Fallout of porn addiction

According to information from a public charity called Fight The New Drug, a 2005 study was conducted with 400 porn users, and uncovered a link between pornography use and loneliness – people chase cinematic fantasies and develop unrealistic expectations about what love, intercourse, and the human body can or should be. 

Other side effects of extreme porn use can play further upon these unrealistic expectations, setting people up to feel less inclined to be aroused by other people or real intercourse – hurting their drive to make intimate connections. One’s own realization of these shortcomings can produce low self-confidence, anxiety, and mental health issues. It’s important to reach out for help before more severe mental health issues occur. There is no shame in reaching out. You can always connect with the mental health professionals available online at BetterHelp.

Porn addiction is seen as a vicious cycle repetition – not unlike an addiction to some substances, but more of the symptoms seem to play entirely on a deteriorating state of socioemotional health. Who would’ve imagined feeling like you just had sex whenever you want could be a terrible, life-alerting activity? 
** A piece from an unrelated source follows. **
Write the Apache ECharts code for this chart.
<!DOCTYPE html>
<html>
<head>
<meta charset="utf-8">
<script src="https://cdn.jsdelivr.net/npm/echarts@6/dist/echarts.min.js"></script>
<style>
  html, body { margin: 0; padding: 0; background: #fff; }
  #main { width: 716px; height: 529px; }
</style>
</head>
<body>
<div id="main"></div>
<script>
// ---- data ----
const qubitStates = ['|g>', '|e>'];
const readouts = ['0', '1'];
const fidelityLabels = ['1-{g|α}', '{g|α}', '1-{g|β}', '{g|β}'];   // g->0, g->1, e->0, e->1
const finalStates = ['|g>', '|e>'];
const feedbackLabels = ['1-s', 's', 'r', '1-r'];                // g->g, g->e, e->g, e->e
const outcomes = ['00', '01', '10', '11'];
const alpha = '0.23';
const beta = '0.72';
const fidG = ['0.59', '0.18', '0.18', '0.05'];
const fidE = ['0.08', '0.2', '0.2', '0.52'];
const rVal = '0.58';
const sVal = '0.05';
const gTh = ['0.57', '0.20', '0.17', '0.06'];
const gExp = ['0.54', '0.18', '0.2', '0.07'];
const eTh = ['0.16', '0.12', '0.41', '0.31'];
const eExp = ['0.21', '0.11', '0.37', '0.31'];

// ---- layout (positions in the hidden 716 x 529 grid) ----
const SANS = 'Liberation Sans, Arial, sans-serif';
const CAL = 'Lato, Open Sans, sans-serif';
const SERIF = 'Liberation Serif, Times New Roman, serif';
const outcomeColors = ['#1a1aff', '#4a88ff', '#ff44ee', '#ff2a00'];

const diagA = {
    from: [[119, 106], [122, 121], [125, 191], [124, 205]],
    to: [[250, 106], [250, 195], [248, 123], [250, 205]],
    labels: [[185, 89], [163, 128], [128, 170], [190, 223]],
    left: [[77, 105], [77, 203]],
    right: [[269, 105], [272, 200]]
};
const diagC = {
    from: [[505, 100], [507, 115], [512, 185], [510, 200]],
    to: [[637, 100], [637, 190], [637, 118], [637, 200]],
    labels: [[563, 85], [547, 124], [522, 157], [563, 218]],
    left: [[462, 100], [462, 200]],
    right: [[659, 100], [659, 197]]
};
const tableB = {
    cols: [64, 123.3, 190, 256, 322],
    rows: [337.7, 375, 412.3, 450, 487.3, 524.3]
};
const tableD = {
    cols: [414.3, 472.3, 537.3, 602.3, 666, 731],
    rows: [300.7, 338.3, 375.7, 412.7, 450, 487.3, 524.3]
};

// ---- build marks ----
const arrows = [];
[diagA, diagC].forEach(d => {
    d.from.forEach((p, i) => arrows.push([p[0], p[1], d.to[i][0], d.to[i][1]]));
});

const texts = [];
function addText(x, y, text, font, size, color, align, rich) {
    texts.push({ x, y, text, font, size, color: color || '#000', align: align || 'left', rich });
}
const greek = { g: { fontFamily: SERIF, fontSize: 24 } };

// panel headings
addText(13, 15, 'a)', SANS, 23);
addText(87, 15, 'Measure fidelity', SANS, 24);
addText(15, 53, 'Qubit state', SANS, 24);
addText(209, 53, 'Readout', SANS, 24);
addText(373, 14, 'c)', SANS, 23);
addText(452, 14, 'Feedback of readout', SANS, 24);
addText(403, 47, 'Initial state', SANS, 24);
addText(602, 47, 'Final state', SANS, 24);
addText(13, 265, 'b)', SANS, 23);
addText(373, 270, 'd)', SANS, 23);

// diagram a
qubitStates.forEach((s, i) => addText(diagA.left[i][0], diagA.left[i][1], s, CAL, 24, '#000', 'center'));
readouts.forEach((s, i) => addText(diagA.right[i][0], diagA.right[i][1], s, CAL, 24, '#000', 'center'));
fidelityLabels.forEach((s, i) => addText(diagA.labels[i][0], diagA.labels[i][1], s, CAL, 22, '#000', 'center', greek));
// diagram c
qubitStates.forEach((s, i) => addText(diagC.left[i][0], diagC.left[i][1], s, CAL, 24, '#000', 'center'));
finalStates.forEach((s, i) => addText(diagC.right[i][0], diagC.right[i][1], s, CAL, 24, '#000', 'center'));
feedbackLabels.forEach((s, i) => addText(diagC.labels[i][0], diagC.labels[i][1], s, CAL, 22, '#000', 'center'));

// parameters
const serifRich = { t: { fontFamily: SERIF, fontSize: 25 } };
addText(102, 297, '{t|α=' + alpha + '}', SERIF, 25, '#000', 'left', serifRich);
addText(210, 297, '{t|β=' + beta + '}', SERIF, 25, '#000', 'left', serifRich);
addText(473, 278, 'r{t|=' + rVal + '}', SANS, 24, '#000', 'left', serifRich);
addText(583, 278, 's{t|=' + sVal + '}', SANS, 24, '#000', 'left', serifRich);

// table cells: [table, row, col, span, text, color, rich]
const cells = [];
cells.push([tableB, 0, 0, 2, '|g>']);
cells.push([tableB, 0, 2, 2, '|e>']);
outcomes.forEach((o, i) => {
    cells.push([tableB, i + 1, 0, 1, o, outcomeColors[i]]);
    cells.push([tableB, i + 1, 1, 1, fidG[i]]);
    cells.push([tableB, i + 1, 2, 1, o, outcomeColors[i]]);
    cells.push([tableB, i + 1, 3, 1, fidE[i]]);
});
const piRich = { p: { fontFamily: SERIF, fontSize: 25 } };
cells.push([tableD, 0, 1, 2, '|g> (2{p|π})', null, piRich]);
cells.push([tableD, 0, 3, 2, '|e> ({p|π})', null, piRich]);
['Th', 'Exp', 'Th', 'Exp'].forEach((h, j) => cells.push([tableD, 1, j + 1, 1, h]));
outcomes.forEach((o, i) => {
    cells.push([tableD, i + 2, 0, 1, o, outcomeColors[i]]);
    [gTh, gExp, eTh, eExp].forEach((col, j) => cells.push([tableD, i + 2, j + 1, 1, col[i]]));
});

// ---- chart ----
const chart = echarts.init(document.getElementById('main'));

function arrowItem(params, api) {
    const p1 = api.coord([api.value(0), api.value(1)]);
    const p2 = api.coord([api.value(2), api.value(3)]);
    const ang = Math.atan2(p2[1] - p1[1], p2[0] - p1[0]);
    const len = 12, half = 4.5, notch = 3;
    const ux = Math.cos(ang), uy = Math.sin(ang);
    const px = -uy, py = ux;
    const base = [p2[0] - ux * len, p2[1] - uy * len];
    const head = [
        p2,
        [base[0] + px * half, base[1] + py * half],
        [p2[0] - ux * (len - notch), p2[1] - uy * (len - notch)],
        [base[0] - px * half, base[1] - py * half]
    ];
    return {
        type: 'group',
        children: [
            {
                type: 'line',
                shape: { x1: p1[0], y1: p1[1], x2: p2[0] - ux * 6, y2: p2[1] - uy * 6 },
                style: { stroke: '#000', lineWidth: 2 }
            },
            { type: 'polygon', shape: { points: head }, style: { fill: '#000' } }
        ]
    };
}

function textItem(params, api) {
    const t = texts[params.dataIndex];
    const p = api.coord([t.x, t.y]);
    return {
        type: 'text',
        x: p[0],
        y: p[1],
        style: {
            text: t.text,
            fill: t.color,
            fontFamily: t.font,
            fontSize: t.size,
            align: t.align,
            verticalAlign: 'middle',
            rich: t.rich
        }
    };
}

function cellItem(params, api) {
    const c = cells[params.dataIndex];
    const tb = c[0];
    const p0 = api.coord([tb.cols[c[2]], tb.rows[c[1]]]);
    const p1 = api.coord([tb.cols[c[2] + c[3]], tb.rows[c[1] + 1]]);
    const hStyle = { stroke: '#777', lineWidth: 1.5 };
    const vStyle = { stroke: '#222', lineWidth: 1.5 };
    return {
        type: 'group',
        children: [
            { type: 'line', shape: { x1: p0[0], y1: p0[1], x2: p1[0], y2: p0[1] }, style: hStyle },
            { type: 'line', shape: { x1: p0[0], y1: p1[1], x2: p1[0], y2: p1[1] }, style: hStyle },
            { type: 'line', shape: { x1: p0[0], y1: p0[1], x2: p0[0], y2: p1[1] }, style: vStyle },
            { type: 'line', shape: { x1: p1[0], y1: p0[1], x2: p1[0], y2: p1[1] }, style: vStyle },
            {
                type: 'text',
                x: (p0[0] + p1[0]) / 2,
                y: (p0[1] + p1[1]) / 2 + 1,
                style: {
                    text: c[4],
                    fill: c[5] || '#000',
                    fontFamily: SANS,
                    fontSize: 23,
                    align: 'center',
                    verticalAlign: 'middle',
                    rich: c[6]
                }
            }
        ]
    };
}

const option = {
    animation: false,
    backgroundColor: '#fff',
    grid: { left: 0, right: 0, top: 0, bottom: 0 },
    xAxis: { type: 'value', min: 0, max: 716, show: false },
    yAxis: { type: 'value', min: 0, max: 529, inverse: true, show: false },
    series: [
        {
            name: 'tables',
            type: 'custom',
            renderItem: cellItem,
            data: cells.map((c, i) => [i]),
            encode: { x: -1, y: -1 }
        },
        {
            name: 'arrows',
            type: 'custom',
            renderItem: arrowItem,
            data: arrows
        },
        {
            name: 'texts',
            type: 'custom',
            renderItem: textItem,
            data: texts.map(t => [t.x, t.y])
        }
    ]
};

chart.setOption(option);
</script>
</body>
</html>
Discourse on depression and porn addiction 

Published in Psychology Today, Kevin Skinner Ph.D. conducted a study of 450 male participants, and found with some metric evidence that daily porn users are “experiencing more depression than the general population” and some of their mental states equate to “moderate depression.”

Porn addiction is still not a true medical classification under practicing medical anthologies and manuals, and some argue it’s too early to place speculated symptoms or find a way to effectively treat the disorder. This hasn’t stopped some psychiatrists from bringing in patients and speaking to them about such afflictions. 

As media forms continue to adapt amidst technological breakthroughs, few can understand the form and accessibility of porn in the coming years, making it harder to address the full scope of porn addiction. 

It seems an increase in depression is at least one common factor between heavy porn users. If you notice your habits changing or your mental health getting worse – and it just so happens you love to “indulge” more than the rare occasion – consider being more mindful of your habits; Or maybe ask a friend to set up a parental lock on your laptop.